• [Recorded information]:

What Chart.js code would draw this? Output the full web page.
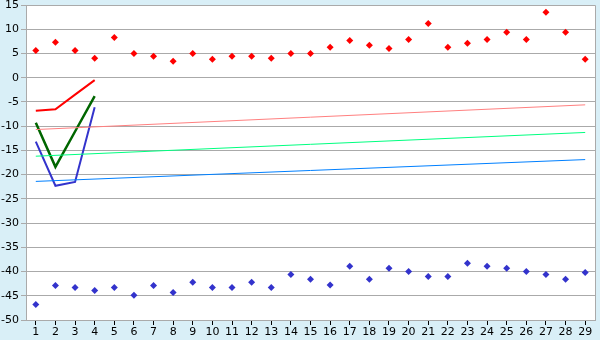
<!DOCTYPE html>
<html>
<head>
<meta charset="utf-8">
<script src="https://cdn.jsdelivr.net/npm/chart.js@4"></script>
<style>
  body { margin: 0; background: #d9eff7; }
  canvas { display: block; }
</style>
</head>
<body>
<canvas id="chart" width="600" height="340"></canvas>
<script>
// category labels along the bottom
var labels = [];
for (var i = 1; i <= 29; i++) labels.push(String(i));

// scattered points (red on top, blue at the bottom)
var upperPoints = [5.6, 7.3, 5.6, 4.0, 8.3, 5.0, 4.4, 3.4, 5.0, 3.8,
                   4.4, 4.4, 4.0, 5.0, 5.0, 6.3, 7.7, 6.7, 6.0, 7.9,
                   11.2, 6.3, 7.1, 7.9, 9.4, 7.9, 13.5, 9.4, 3.8];
var lowerPoints = [-46.8, -42.9, -43.3, -43.9, -43.3, -44.9, -42.9, -44.3, -42.2, -43.3,
                   -43.3, -42.2, -43.3, -40.6, -41.6, -42.8, -38.9, -41.6, -39.3, -40.0,
                   -41.0, -41.0, -38.3, -38.9, -39.3, -40.0, -40.6, -41.6, -40.2];

// short lines over the first four categories
var redLine = [-6.8, -6.5, -3.5, -0.5];
var greenLine = [-9.3, -18.4, -11.1, -3.8];
var blueLine = [-13.2, -22.3, -21.5, -6.1];

// thin trend lines, value at category 1 and at category 29
var redTrend = [-10.7, -5.6];
var greenTrend = [-16.2, -11.3];
var blueTrend = [-21.4, -16.9];

function trend(vals) {
    return [{ x: labels[0], y: vals[0] }, { x: labels[labels.length - 1], y: vals[1] }];
}

var plotArea = {
    id: 'plotArea',
    beforeDraw: function (chart) {
        var c = chart.ctx, a = chart.chartArea;
        c.save();
        c.fillStyle = '#ffffff';
        c.fillRect(a.left, a.top, a.right - a.left, a.bottom - a.top);
        c.restore();
    },
    afterDraw: function (chart) {
        var c = chart.ctx, a = chart.chartArea;
        c.save();
        c.strokeStyle = '#aaaaaa';
        c.lineWidth = 1;
        c.beginPath();
        c.moveTo(a.left, a.top + 0.5);
        c.lineTo(a.right + 0.5, a.top + 0.5);
        c.lineTo(a.right + 0.5, a.bottom);
        c.stroke();
        c.restore();
    }
};

new Chart(document.getElementById('chart'), {
    type: 'line',
    data: {
        labels: labels,
        datasets: [
            { data: trend(redTrend), borderColor: '#ff8080', borderWidth: 1, pointRadius: 0 },
            { data: trend(greenTrend), borderColor: '#00ff80', borderWidth: 1, pointRadius: 0 },
            { data: trend(blueTrend), borderColor: '#0080ff', borderWidth: 1, pointRadius: 0 },
            { data: redLine, borderColor: '#ff0000', borderWidth: 2, pointRadius: 0 },
            { data: greenLine, borderColor: '#006600', borderWidth: 2.5, pointRadius: 0 },
            { data: blueLine, borderColor: '#3333cc', borderWidth: 2, pointRadius: 0 },
            {
                data: upperPoints, showLine: false, pointStyle: 'rectRot', pointRadius: 3.5,
                backgroundColor: '#ff0000', borderColor: '#ff0000', borderWidth: 0
            },
            {
                data: lowerPoints, showLine: false, pointStyle: 'rectRot', pointRadius: 3.5,
                backgroundColor: '#3333cc', borderColor: '#3333cc', borderWidth: 0
            }
        ]
    },
    options: {
        responsive: false,
        animation: false,
        devicePixelRatio: 1,
        layout: { padding: { top: 5, right: 5, left: 0, bottom: 0 } },
        plugins: { legend: { display: false }, tooltip: { enabled: false } },
        scales: {
            x: {
                offset: true,
                grid: { drawOnChartArea: false, color: '#000000', tickLength: 5 },
                border: { color: '#aaaaaa' },
                ticks: { color: '#000000', font: { family: 'DejaVu Sans', size: 11 }, padding: 1, maxRotation: 0, autoSkip: false },
                afterFit: function (s) { s.height = 20; s.paddingLeft = 0; s.paddingRight = 0; }
            },
            y: {
                min: -50,
                max: 15,
                ticks: { stepSize: 5, color: '#000000', font: { family: 'DejaVu Sans', size: 11 }, padding: 2 },
                grid: { color: '#aaaaaa', tickLength: 5, tickColor: '#aaaaaa' },
                border: { color: '#aaaaaa' },
                afterFit: function (s) { s.width = 26; s.paddingTop = 0; s.paddingBottom = 0; }
            }
        }
    },
    plugins: [plotArea]
});
</script>
</body>
</html>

• [Problem statement]: Repeat verbatim all the material, but not the pictures.

• [Final answer]:
What Chart.js code would draw this? Output the full web page.
<!DOCTYPE html>
<html>
<head>
<meta charset="utf-8">
<script src="https://cdn.jsdelivr.net/npm/chart.js@4"></script>
<style>
  body { margin: 0; background: #d9eff7; }
  canvas { display: block; }
</style>
</head>
<body>
<canvas id="chart" width="600" height="340"></canvas>
<script>
// category labels along the bottom
var labels = [];
for (var i = 1; i <= 29; i++) labels.push(String(i));

// scattered points (red on top, blue at the bottom)
var upperPoints = [5.6, 7.3, 5.6, 4.0, 8.3, 5.0, 4.4, 3.4, 5.0, 3.8,
                   4.4, 4.4, 4.0, 5.0, 5.0, 6.3, 7.7, 6.7, 6.0, 7.9,
                   11.2, 6.3, 7.1, 7.9, 9.4, 7.9, 13.5, 9.4, 3.8];
var lowerPoints = [-46.8, -42.9, -43.3, -43.9, -43.3, -44.9, -42.9, -44.3, -42.2, -43.3,
                   -43.3, -42.2, -43.3, -40.6, -41.6, -42.8, -38.9, -41.6, -39.3, -40.0,
                   -41.0, -41.0, -38.3, -38.9, -39.3, -40.0, -40.6, -41.6, -40.2];

// short lines over the first four categories
var redLine = [-6.8, -6.5, -3.5, -0.5];
var greenLine = [-9.3, -18.4, -11.1, -3.8];
var blueLine = [-13.2, -22.3, -21.5, -6.1];

// thin trend lines, value at category 1 and at category 29
var redTrend = [-10.7, -5.6];
var greenTrend = [-16.2, -11.3];
var blueTrend = [-21.4, -16.9];

function trend(vals) {
    return [{ x: labels[0], y: vals[0] }, { x: labels[labels.length - 1], y: vals[1] }];
}

var plotArea = {
    id: 'plotArea',
    beforeDraw: function (chart) {
        var c = chart.ctx, a = chart.chartArea;
        c.save();
        c.fillStyle = '#ffffff';
        c.fillRect(a.left, a.top, a.right - a.left, a.bottom - a.top);
        c.restore();
    },
    afterDraw: function (chart) {
        var c = chart.ctx, a = chart.chartArea;
        c.save();
        c.strokeStyle = '#aaaaaa';
        c.lineWidth = 1;
        c.beginPath();
        c.moveTo(a.left, a.top + 0.5);
        c.lineTo(a.right + 0.5, a.top + 0.5);
        c.lineTo(a.right + 0.5, a.bottom);
        c.stroke();
        c.restore();
    }
};

new Chart(document.getElementById('chart'), {
    type: 'line',
    data: {
        labels: labels,
        datasets: [
            { data: trend(redTrend), borderColor: '#ff8080', borderWidth: 1, pointRadius: 0 },
            { data: trend(greenTrend), borderColor: '#00ff80', borderWidth: 1, pointRadius: 0 },
            { data: trend(blueTrend), borderColor: '#0080ff', borderWidth: 1, pointRadius: 0 },
            { data: redLine, borderColor: '#ff0000', borderWidth: 2, pointRadius: 0 },
            { data: greenLine, borderColor: '#006600', borderWidth: 2.5, pointRadius: 0 },
            { data: blueLine, borderColor: '#3333cc', borderWidth: 2, pointRadius: 0 },
            {
                data: upperPoints, showLine: false, pointStyle: 'rectRot', pointRadius: 3.5,
                backgroundColor: '#ff0000', borderColor: '#ff0000', borderWidth: 0
            },
            {
                data: lowerPoints, showLine: false, pointStyle: 'rectRot', pointRadius: 3.5,
                backgroundColor: '#3333cc', borderColor: '#3333cc', borderWidth: 0
            }
        ]
    },
    options: {
        responsive: false,
        animation: false,
        devicePixelRatio: 1,
        layout: { padding: { top: 5, right: 5, left: 0, bottom: 0 } },
        plugins: { legend: { display: false }, tooltip: { enabled: false } },
        scales: {
            x: {
                offset: true,
                grid: { drawOnChartArea: false, color: '#000000', tickLength: 5 },
                border: { color: '#aaaaaa' },
                ticks: { color: '#000000', font: { family: 'DejaVu Sans', size: 11 }, padding: 1, maxRotation: 0, autoSkip: false },
                afterFit: function (s) { s.height = 20; s.paddingLeft = 0; s.paddingRight = 0; }
            },
            y: {
                min: -50,
                max: 15,
                ticks: { stepSize: 5, color: '#000000', font: { family: 'DejaVu Sans', size: 11 }, padding: 2 },
                grid: { color: '#aaaaaa', tickLength: 5, tickColor: '#aaaaaa' },
                border: { color: '#aaaaaa' },
                afterFit: function (s) { s.width = 26; s.paddingTop = 0; s.paddingBottom = 0; }
            }
        }
    },
    plugins: [plotArea]
});
</script>
</body>
</html>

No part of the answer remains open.